Les noms des personnages dans le film ont été changés, car, comme le rappelle l’insert en début de film : « La loi du 22 mars 1962 interdit de citer les noms des militaires et fonctionnaires compromis dans des affaires de torture en Algérie. » Ne pouvant admettre de nommer les victimes tout en créditant les bourreaux « d’une prime à l’anonymat », l’œuvre attribue à tous les personnages des noms de remplacement. Mais l’on devine que le Henri Charlègue interprété par Jacques Denis n’est autre qu’Alleg, de même qu’il ne fait aucun doute que le jeune mathématicien joué par Christian Rist est bel et bien Maurice Audin, auquel le film est dédié.
ASSÉNER LES FAITS PLUTÔT QUE LES ROMANCER
Tout ce qui est montré à l’écran se veut le compte rendu fidèle d’une réalité historique. Le réalisateur ponctue son film d’effets de réel, en insérant non seulement des images d’archives (opérations de contrôle à la Casbah, visite du général de Gaulle à Alger), mais également des éléments informatifs avérés, prononcés par des personnages du film. On apprend ainsi de la bouche d’un prisonnier qu’en 1957, la prison de Barberousse compte 2 400 détenus — dont 120 condamnés à morts —, dans une prison prévue pour 700 personnes. Le silence qui étreint la société française à l’époque oblige à établir et asséner les faits, plutôt qu’à les romancer. C’est d’ailleurs ainsi qu’il faut comprendre l’une des réponses qu’Henri Alleg lance à ses tortionnaires : « Tout se sait toujours. »
Heynemann revient par ailleurs en filigrane sur l’une des raisons pour lesquelles les militants communistes ont été réprimés durement par l’armée française, et ce même lorsqu’ils étaient Européens.

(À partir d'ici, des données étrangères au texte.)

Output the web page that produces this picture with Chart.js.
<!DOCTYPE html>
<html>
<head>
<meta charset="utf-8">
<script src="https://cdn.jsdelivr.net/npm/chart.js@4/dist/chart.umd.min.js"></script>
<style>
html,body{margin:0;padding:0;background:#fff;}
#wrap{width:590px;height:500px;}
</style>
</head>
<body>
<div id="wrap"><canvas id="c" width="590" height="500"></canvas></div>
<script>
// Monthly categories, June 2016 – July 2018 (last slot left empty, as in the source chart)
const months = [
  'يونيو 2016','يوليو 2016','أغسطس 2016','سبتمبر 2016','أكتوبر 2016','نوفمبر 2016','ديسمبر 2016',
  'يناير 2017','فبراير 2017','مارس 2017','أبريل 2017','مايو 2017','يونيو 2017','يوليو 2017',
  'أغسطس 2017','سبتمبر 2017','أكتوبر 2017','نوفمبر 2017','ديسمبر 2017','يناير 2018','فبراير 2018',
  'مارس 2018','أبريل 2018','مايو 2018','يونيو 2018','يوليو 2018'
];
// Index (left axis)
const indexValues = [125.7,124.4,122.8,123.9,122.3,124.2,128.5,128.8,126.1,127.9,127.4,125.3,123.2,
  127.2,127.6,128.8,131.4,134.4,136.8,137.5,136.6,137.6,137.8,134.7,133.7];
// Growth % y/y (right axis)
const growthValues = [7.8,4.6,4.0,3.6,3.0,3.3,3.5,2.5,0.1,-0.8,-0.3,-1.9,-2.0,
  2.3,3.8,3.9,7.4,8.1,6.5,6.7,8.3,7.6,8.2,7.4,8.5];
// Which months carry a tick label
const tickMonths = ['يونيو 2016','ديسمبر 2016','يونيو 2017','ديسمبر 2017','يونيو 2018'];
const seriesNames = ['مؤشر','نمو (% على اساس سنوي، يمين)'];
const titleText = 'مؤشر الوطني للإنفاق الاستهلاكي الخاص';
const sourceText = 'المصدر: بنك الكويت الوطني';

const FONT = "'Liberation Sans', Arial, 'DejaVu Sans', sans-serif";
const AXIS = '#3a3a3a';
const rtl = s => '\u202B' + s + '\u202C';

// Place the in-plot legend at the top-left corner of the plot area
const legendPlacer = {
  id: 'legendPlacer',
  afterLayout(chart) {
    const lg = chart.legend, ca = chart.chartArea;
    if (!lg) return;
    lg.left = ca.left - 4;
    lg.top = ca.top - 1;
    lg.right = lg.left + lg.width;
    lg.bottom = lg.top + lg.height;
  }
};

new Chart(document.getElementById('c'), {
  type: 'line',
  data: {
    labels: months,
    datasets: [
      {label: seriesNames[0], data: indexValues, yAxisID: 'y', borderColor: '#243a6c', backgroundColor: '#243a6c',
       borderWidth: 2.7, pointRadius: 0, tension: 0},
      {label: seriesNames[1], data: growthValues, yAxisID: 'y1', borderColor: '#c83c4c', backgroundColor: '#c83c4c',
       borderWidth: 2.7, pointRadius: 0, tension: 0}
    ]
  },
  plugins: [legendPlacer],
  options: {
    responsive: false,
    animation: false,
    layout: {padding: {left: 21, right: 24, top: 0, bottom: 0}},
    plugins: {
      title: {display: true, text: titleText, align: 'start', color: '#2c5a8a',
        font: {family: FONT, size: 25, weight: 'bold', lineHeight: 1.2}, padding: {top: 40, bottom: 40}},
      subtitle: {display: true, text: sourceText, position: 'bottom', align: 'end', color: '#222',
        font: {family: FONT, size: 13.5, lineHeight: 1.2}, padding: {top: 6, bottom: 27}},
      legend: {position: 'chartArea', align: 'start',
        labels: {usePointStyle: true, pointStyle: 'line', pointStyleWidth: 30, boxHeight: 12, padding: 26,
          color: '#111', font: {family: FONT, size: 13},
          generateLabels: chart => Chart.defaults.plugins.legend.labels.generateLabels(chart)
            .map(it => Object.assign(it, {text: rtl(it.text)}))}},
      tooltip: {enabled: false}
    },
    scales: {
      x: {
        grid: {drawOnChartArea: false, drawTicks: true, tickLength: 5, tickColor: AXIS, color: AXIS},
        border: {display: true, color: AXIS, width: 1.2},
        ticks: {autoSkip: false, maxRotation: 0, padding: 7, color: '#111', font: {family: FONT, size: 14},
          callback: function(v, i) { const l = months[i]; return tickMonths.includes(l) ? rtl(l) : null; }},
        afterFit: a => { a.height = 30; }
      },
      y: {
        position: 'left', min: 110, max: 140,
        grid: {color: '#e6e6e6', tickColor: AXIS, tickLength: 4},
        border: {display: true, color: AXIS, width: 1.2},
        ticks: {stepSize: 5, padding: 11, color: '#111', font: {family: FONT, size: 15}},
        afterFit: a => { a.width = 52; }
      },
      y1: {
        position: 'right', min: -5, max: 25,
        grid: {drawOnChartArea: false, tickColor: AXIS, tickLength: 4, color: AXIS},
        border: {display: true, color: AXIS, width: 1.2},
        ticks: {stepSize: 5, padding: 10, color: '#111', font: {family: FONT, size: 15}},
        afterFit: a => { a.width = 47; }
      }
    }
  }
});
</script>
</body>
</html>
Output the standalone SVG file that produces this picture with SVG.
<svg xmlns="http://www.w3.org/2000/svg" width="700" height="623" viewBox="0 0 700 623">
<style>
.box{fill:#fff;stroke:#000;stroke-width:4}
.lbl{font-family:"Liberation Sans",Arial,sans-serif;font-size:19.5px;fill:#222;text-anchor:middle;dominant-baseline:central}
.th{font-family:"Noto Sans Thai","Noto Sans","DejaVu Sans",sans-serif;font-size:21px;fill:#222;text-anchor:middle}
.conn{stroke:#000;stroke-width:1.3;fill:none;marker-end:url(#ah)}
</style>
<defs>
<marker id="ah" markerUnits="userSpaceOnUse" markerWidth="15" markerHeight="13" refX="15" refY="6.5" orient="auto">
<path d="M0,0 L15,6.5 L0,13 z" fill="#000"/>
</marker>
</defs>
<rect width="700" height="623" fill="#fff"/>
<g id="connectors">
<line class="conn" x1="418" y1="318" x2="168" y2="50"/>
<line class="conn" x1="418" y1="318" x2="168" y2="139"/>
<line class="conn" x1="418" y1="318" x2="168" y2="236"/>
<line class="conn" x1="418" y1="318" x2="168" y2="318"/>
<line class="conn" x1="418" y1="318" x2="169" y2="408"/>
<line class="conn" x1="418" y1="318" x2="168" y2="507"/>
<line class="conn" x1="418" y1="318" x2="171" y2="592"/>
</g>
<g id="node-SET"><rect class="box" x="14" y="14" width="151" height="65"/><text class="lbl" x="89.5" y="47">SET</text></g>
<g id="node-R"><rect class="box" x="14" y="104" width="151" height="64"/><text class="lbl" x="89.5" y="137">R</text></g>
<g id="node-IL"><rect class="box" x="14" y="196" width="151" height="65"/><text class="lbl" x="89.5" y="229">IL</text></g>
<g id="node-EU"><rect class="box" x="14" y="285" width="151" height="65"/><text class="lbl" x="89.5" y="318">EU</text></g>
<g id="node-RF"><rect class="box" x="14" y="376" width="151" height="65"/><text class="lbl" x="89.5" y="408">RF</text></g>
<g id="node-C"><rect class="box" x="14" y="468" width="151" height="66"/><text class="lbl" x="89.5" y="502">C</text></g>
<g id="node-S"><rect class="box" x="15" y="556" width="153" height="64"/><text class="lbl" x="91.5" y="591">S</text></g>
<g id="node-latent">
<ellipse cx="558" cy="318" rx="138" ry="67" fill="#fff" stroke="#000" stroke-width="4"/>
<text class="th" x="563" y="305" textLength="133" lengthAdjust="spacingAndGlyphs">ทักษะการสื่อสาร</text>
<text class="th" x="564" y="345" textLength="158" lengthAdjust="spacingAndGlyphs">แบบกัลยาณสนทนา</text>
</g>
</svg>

L’armée qui est mobilisée en Algérie met en effet un point d’honneur à faire oublier la guerre perdue en Indochine après la capitulation de Diên Biên Phu, le 7 mai 1954. Beaucoup d’officiers de la 10e division parachutiste impliqués dans le système d’arrestation-détention-torture étaient des anciens d’Indochine. Certains avaient même été faits prisonniers. Ils avaient une revanche à prendre et méprisaient en particulier les militants communistes, les associant aux « Viets ».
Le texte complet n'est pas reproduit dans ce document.